To reduce the possibility of overfitting, we implemented dropout regularization46. We followed the suggestions in the original papers for U-Net architectures: 2D U-Net received a dropout rate of 50% in the last analysis layer and in the bottleneck, while 3D U-Net21 did not receive any dropout. The Tiramisu structures received a dropout rate of 20%, as suggested by Jégou et al.19.

Hyperparameters

To better compare the networks, we maintain the same training hyperparameters when possible. Ideally, we would conduct a hyperparameter sweep — a search for the optimal hyperparameters for each network —, but training time turned out to be prohibitive, especially for the three-dimensional networks. Due to the large amount of training data and the similarities between training samples (2D tiles or 3D cubes), we decided to train all architectures for five epochs. The 2D architectures were trained with batches of four images, while the batches for 3D architectures had two cubes each. The learning rate used was 1−4, and the loss function used was binary cross entropy22. We followed advice from the original papers with regards to optimization algorithms: we used the Adam optimizer47 for U-Net architectures, and RMSProp48 for Tiramisu. We implemented batch normalization49 in all architectures, including the 2D U-Net. While Ronneberger et al.20 does not discuss batch normalization explicitly, it has been shown to improve convergence49.

Evaluation

We used Dice8 and Matthews9 correlation coefficients (Eqs. 1, 2) to evaluate our results, assuming that the fiber detections from Larson et al.7 are a reasonable gold standard.

$$Dice=\frac{2\times TP}{2\times TP+FP+{\rm{FN}}}$$
(1)
$$Matthews=\frac{TP\times TN-FP\times FN}{\sqrt{(TP+FN)(TP+FP)(TN+FN)(TN+FP)}}$$
(2)

Dice and Matthews coefficients receive true positive (TP), false positive (FP), true negative (TN), and false negative (FN) pixels, which are determined as:

  • TP: pixels correctly labeled as being part of a fiber.

  • FP: pixels incorrectly labeled as being part of a fiber.

  • TN: pixels correctly labeled as background.

  • FN: pixels incorrectly labeled as background.

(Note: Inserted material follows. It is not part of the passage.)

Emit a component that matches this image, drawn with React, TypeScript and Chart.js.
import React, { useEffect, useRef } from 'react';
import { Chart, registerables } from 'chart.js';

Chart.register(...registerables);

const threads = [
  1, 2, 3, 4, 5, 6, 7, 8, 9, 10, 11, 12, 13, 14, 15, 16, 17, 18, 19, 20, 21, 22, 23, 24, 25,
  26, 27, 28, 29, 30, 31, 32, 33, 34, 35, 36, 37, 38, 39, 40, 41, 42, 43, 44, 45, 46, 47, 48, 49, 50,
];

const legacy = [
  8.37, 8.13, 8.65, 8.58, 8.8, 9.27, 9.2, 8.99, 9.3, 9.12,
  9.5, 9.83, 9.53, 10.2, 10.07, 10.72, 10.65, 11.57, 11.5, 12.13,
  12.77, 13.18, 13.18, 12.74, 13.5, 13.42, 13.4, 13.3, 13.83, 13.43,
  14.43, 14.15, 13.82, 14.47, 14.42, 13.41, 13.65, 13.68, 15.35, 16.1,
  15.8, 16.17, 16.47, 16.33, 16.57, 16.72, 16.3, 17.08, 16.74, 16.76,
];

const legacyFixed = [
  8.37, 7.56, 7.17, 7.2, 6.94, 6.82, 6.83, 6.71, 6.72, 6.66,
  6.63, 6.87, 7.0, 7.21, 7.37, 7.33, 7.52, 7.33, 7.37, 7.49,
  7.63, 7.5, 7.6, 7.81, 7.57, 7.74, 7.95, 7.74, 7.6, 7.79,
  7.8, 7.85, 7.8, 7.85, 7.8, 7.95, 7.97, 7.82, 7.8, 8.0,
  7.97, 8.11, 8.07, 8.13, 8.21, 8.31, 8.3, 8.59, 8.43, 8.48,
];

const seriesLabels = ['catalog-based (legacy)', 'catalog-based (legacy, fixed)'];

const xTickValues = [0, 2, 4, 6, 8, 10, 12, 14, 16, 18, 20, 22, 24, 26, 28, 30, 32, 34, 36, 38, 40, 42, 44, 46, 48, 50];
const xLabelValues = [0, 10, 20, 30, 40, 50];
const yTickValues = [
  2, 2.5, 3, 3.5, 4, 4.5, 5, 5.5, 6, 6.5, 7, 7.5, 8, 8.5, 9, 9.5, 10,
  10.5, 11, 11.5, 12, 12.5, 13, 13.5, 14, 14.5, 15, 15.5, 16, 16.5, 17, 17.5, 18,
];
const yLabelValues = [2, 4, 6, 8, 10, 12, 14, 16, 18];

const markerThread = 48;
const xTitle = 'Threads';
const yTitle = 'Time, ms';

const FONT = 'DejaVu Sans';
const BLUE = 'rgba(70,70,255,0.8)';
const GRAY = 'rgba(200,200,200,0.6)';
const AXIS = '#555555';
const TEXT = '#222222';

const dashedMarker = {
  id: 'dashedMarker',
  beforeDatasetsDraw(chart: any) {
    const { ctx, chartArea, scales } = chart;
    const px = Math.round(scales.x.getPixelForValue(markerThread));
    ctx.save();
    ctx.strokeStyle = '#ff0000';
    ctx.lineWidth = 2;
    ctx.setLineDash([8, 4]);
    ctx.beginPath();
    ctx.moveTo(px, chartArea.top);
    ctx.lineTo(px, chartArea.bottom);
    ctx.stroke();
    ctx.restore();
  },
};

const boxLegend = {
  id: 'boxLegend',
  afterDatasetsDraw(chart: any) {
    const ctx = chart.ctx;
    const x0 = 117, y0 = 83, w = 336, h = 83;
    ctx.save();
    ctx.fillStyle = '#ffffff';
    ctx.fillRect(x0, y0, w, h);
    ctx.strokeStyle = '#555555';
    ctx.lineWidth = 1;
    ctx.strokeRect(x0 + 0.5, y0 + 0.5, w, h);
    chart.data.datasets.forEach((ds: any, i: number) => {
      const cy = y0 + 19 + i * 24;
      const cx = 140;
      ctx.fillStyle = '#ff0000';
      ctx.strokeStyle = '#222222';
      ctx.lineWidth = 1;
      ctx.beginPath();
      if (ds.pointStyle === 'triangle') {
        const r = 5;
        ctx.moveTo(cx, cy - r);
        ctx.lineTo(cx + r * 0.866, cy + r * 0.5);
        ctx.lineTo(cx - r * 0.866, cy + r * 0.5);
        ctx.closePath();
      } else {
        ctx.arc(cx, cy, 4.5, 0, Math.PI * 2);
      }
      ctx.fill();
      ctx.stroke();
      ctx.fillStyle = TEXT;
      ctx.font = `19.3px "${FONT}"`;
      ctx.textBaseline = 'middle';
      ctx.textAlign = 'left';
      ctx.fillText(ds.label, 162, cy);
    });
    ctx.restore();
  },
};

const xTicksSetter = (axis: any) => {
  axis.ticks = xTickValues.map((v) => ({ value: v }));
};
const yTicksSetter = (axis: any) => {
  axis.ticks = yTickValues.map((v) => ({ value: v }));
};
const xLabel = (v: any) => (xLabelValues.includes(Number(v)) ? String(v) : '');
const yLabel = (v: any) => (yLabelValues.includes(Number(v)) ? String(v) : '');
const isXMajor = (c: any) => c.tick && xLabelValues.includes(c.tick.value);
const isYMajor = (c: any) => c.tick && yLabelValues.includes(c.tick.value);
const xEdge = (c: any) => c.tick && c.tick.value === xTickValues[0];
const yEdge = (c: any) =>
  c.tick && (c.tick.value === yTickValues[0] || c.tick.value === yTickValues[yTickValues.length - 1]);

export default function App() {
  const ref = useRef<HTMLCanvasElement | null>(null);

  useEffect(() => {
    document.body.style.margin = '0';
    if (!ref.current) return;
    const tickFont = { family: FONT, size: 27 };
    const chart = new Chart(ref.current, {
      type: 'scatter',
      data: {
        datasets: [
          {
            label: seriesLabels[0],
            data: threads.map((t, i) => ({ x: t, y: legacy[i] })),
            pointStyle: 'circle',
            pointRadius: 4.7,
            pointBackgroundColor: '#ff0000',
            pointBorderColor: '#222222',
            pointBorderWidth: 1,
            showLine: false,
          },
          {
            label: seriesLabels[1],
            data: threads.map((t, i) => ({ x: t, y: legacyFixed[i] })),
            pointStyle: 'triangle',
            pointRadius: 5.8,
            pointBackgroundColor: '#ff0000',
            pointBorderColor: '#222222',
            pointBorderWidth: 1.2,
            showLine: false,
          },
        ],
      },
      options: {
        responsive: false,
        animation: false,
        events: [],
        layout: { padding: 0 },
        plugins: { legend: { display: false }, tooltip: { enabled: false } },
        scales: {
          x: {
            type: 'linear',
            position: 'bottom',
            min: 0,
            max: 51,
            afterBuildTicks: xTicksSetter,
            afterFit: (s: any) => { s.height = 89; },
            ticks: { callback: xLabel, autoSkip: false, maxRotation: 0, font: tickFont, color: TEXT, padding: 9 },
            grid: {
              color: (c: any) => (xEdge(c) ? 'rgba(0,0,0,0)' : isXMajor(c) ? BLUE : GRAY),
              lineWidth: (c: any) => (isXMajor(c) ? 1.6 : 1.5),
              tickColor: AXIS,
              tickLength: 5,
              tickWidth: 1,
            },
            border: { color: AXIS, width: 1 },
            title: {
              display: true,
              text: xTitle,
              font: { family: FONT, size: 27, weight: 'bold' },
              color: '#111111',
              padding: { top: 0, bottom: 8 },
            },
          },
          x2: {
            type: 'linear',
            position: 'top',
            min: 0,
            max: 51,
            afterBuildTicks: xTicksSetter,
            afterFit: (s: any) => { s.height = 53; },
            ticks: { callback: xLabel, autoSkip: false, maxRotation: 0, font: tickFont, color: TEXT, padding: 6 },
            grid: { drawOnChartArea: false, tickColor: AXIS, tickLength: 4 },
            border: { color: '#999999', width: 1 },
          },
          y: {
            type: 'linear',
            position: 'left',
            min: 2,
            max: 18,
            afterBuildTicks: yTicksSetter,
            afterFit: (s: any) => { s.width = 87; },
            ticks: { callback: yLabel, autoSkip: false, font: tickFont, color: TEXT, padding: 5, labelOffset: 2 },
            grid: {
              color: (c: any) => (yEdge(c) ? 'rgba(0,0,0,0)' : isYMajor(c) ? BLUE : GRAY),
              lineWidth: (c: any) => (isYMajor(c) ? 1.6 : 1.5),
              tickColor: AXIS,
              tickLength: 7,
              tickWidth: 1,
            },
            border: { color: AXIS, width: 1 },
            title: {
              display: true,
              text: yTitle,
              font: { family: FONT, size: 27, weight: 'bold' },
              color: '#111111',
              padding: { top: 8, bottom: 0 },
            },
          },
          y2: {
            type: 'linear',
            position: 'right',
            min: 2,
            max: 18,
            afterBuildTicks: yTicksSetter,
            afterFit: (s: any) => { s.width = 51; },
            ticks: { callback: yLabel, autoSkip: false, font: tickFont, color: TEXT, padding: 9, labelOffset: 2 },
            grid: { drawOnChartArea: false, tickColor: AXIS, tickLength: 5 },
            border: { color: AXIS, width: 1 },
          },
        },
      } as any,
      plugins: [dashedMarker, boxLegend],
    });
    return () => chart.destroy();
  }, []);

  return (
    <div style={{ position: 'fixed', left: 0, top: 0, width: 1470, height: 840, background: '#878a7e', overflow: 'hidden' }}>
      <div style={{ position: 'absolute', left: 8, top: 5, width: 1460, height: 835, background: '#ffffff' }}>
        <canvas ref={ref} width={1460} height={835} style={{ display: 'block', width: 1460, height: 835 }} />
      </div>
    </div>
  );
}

TP, FP, TN, and FN are obtained when the prediction data is compared with the gold standard.

Dataset

The dataset accompanying Larson et al.5 includes raw images, segmentation results, and a brief description of segmentation tools — the Hough transform, mathematical morphology, and statistical filters. To reproduce their work fully would have required further information, including metadata, parameters used and, ideally, code for analysis. To aid reproducing segmentation results, we contribute a set of twelve processed fiber beds, based on the Larson et al. data. We also include the weights for each neural network architecture we implemented and trained. These weights can be used to process fibers of similar structure in other datasets.

Visualization

Imaging CMC specimens at high-resolution, such as the Larson et al. samples7, leads to large datasets — for example, each stack we used in this paper occupies around 14 GB after reconstruction, with the following exceptions: the registered versions of cured samples 232p3, 235p4 and 244p1, at 11 GB each, and the sample 232p3 wet at around 6 GB.

Often, specialists need software to visualize results during data collection. Yet, it can be challenging to produce meaningful figures without advanced image analysis and/or computational platforms with generous amounts of memory. We wanted to show that interactive exploration of large datasets is viable on a modest laptop computer. We therefore used matplotlib50 and ITK51 (Fig. 9) to generate all figures in this paper, using a standard laptop with 16 GB of RAM. This means that a scientist could use, e.g., Jupyter Notebooks52 to do quick, interactive probing of specimens during beamtime.